For example, I want to print vector's content. What will be executed faster, the "traditional for" cycle(1), or the C++11 one(2)? Or there is no speed difference at all? Any information is appreciated.
1)
for (int i=0;i<FooBar_vector.size();i++)
{
cout<<FooBar_vector[i]<<endl;
}
2)
for (auto &val : FooBar_vector)
{
cout<< val <<endl;
}
There are no fundamental reasons why a ranged-based for loop would be slower than a manual loop. The code that a ranged-based for loop is defined to be identical to is a relatively optimal loop.
In your case, each loop iteration logically calls size()
. If at any point in the loop the compiler becomes unable to prove that size()
cannot change in your loop, the compiler must actually call size()
(which typically involves subtracting two pointers) and check it.

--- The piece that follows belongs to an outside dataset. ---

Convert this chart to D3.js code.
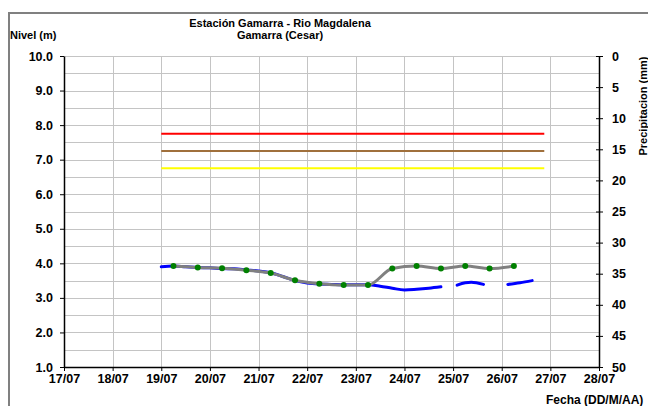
<!DOCTYPE html>
<html>
<head>
  <meta charset='utf-8'>
  <style>
  body { margin: 0; background: #fff; }
  svg { font-family: 'Liberation Sans', Arial, sans-serif; font-weight: bold; }
  .grid line { stroke: #c4c4c4; stroke-width: 1px; }
  .axis path, .axis line { stroke: #000; }
  .axis text { font-size: 12.5px; font-weight: bold; fill: #000; }
  </style>
</head>
<body>
<script src='https://d3js.org/d3.v7.min.js'></script>
<script>

var SVG_WIDTH = 648;
var SVG_HEIGHT = 406;

// observed level (gray line, green dots), every 12 h from 19/07 06:00
var levelTimes = ['2010-07-19 06', '2010-07-19 18', '2010-07-20 06', '2010-07-20 18',
  '2010-07-21 06', '2010-07-21 18', '2010-07-22 06', '2010-07-22 18', '2010-07-23 06',
  '2010-07-23 18', '2010-07-24 06', '2010-07-24 18', '2010-07-25 06', '2010-07-25 18',
  '2010-07-26 06'];
var levelValues = [3.92, 3.88, 3.86, 3.80, 3.72, 3.51, 3.41, 3.37, 3.37,
  3.85, 3.92, 3.85, 3.92, 3.85, 3.92];

// sensor level (blue line), null = gap
var sensorTimes = ['2010-07-19 00', '2010-07-19 06', '2010-07-19 12', '2010-07-19 18',
  '2010-07-20 00', '2010-07-20 06', '2010-07-20 12', '2010-07-20 18',
  '2010-07-21 00', '2010-07-21 06', '2010-07-21 12', '2010-07-21 18',
  '2010-07-22 00', '2010-07-22 06', '2010-07-22 12', '2010-07-22 18',
  '2010-07-23 00', '2010-07-23 06', '2010-07-23 12', '2010-07-23 18',
  '2010-07-24 00', '2010-07-24 06', '2010-07-24 12', '2010-07-24 18',
  '2010-07-25 00',
  '2010-07-25 02', '2010-07-25 06', '2010-07-25 09', '2010-07-25 15',
  '2010-07-25 22',
  '2010-07-26 03', '2010-07-26 09', '2010-07-26 15'];
var sensorValues = [3.90, 3.92, 3.90, 3.88,
  3.87, 3.85, 3.84, 3.81,
  3.78, 3.73, 3.62, 3.50,
  3.43, 3.40, 3.39, 3.38,
  3.38, 3.38, 3.34, 3.28,
  3.23, 3.25, 3.28, 3.32,
  null,
  3.37, 3.44, 3.45, 3.39,
  null,
  3.39, 3.44, 3.50];

// alert thresholds (m)
var thresholdNames = ['roja', 'naranja', 'amarilla'];
var thresholdValues = [7.75, 7.25, 6.75];
var thresholdColors = ['#ff0000', '#a0703c', '#ffff00'];
var thresholdStart = '2010-07-19 00';
var thresholdEnd = '2010-07-26 21';

var dateStart = '2010-07-17 00';
var dateEnd = '2010-07-28 00';
var levelTicks = [1, 2, 3, 4, 5, 6, 7, 8, 9, 10];
var rainTicks = [0, 5, 10, 15, 20, 25, 30, 35, 40, 45, 50];

var parseTime = d3.timeParse('%Y-%m-%d %H');

var margin = {top: 56, right: 49, bottom: 39, left: 64},
    width = SVG_WIDTH - margin.left - margin.right,
    height = SVG_HEIGHT - margin.top - margin.bottom;

var svg = d3.select('body').append('svg')
    .attr('width', SVG_WIDTH)
    .attr('height', SVG_HEIGHT);

// chart frame
svg.append('rect')
    .attr('x', 9).attr('y', 13)
    .attr('width', 700).attr('height', 500)
    .attr('fill', 'none')
    .attr('stroke', '#808080')
    .attr('stroke-width', 2);

var g = svg.append('g').attr('transform', 'translate(' + margin.left + ',' + margin.top + ')');

var x = d3.scaleTime()
    .domain([parseTime(dateStart), parseTime(dateEnd)])
    .range([0, width]);

var y = d3.scaleLinear().domain([1, 10]).range([height, 0]);
var yRain = d3.scaleLinear().domain([0, 50]).range([0, height]);

var dayTicks = d3.timeDay.range(parseTime(dateStart), d3.timeDay.offset(parseTime(dateEnd), 1));

// grid
g.append('g').attr('class', 'grid')
  .selectAll('line')
  .data(d3.range(1.5, 10.01, 0.5))
  .enter().append('line')
    .attr('x1', 0).attr('x2', width)
    .attr('y1', function(d) { return Math.round(y(d)) + 0.5; })
    .attr('y2', function(d) { return Math.round(y(d)) + 0.5; });

g.append('g').attr('class', 'grid')
  .selectAll('line')
  .data(dayTicks.slice(1, -1))
  .enter().append('line')
    .attr('x1', function(d) { return Math.round(x(d)) + 0.5; })
    .attr('x2', function(d) { return Math.round(x(d)) + 0.5; })
    .attr('y1', 0).attr('y2', height);

// axes
g.append('g')
    .attr('class', 'axis axis--x')
    .attr('transform', 'translate(0,' + height + ')')
    .call(d3.axisBottom(x).tickValues(dayTicks).tickFormat(d3.timeFormat('%d/%m'))
      .tickSize(4).tickSizeOuter(0).tickPadding(3));

g.append('g')
    .attr('class', 'axis axis--y')
    .call(d3.axisLeft(y).tickValues(levelTicks).tickFormat(d3.format('.1f'))
      .tickSize(4).tickSizeOuter(0).tickPadding(7));

var rightAxis = g.append('g')
    .attr('class', 'axis axis--rain')
    .attr('transform', 'translate(' + width + ',0)')
    .call(d3.axisRight(yRain).tickValues(rainTicks).tickSize(4).tickSizeOuter(0).tickPadding(9));
rightAxis.selectAll('.tick line').attr('x1', -3);

g.selectAll('.axis path').attr('stroke-width', 1.5);

// thresholds
g.append('g').selectAll('line')
  .data(thresholdValues)
  .enter().append('line')
    .attr('x1', x(parseTime(thresholdStart)))
    .attr('x2', x(parseTime(thresholdEnd)))
    .attr('y1', function(d) { return y(d); })
    .attr('y2', function(d) { return y(d); })
    .attr('stroke', function(d, i) { return thresholdColors[i]; })
    .attr('stroke-width', 2);

// sensor line
var sensor = sensorTimes.map(function(t, i) { return {date: parseTime(t), value: sensorValues[i]}; });
g.append('path')
    .datum(sensor)
    .attr('fill', 'none')
    .attr('stroke', '#0000ff')
    .attr('stroke-width', 3)
    .attr('stroke-linecap', 'round')
    .attr('d', d3.line()
      .defined(function(d) { return d.value !== null; })
      .curve(d3.curveMonotoneX)
      .x(function(d) { return x(d.date); })
      .y(function(d) { return y(d.value); }));

// observed level
var level = levelTimes.map(function(t, i) { return {date: parseTime(t), value: levelValues[i]}; });
g.append('path')
    .datum(level)
    .attr('fill', 'none')
    .attr('stroke', '#808080')
    .attr('stroke-width', 3)
    .attr('d', d3.line()
      .curve(d3.curveMonotoneX)
      .x(function(d) { return x(d.date); })
      .y(function(d) { return y(d.value); }));

g.selectAll('.dot')
  .data(level)
  .enter().append('circle')
    .attr('class', 'dot')
    .attr('cx', function(d) { return x(d.date); })
    .attr('cy', function(d) { return y(d.value); })
    .attr('r', 3)
    .attr('fill', '#008000');

// titles
svg.append('text')
    .attr('x', 280).attr('y', 27)
    .attr('text-anchor', 'middle')
    .style('font-size', '11px')
    .text('Estación Gamarra - Rio Magdalena');

svg.append('text')
    .attr('x', 280).attr('y', 38.5)
    .attr('text-anchor', 'middle')
    .style('font-size', '11px')
    .text('Gamarra (Cesar)');

svg.append('text')
    .attr('x', 10).attr('y', 38.5)
    .style('font-size', '11px')
    .text('Nivel (m)');

svg.append('text')
    .attr('x', 546).attr('y', 404)
    .style('font-size', '12px')
    .text('Fecha (DD/M/AA)');

svg.append('text')
    .attr('transform', 'translate(647,106) rotate(-90)')
    .attr('text-anchor', 'middle')
    .style('font-size', '11px')
    .text('Precipitacion (mm)');

</script>
</body>
</html>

This could cost some performance in your manual loop case.
In the for(:)
loop it could cost correctness, in that if the vector being looped over has its begin or end iterator (or current iterator) invalidated during the loop, the loop continues to loop over the old iterators and undefined behavior can result.
So the two loops are not (in general) equivalent.
In the cases where the looped-over range is unchanging, the for(:)
loop will perform as well, or better, than most hand-crafted loops that just iterate over elements, because most hand-crafted loops don't make a copy of end()
and compare against that copy.
In this particular case, the overhead of IO (and to a lesser extent, formatting) will massively overwhelm any loop overhead.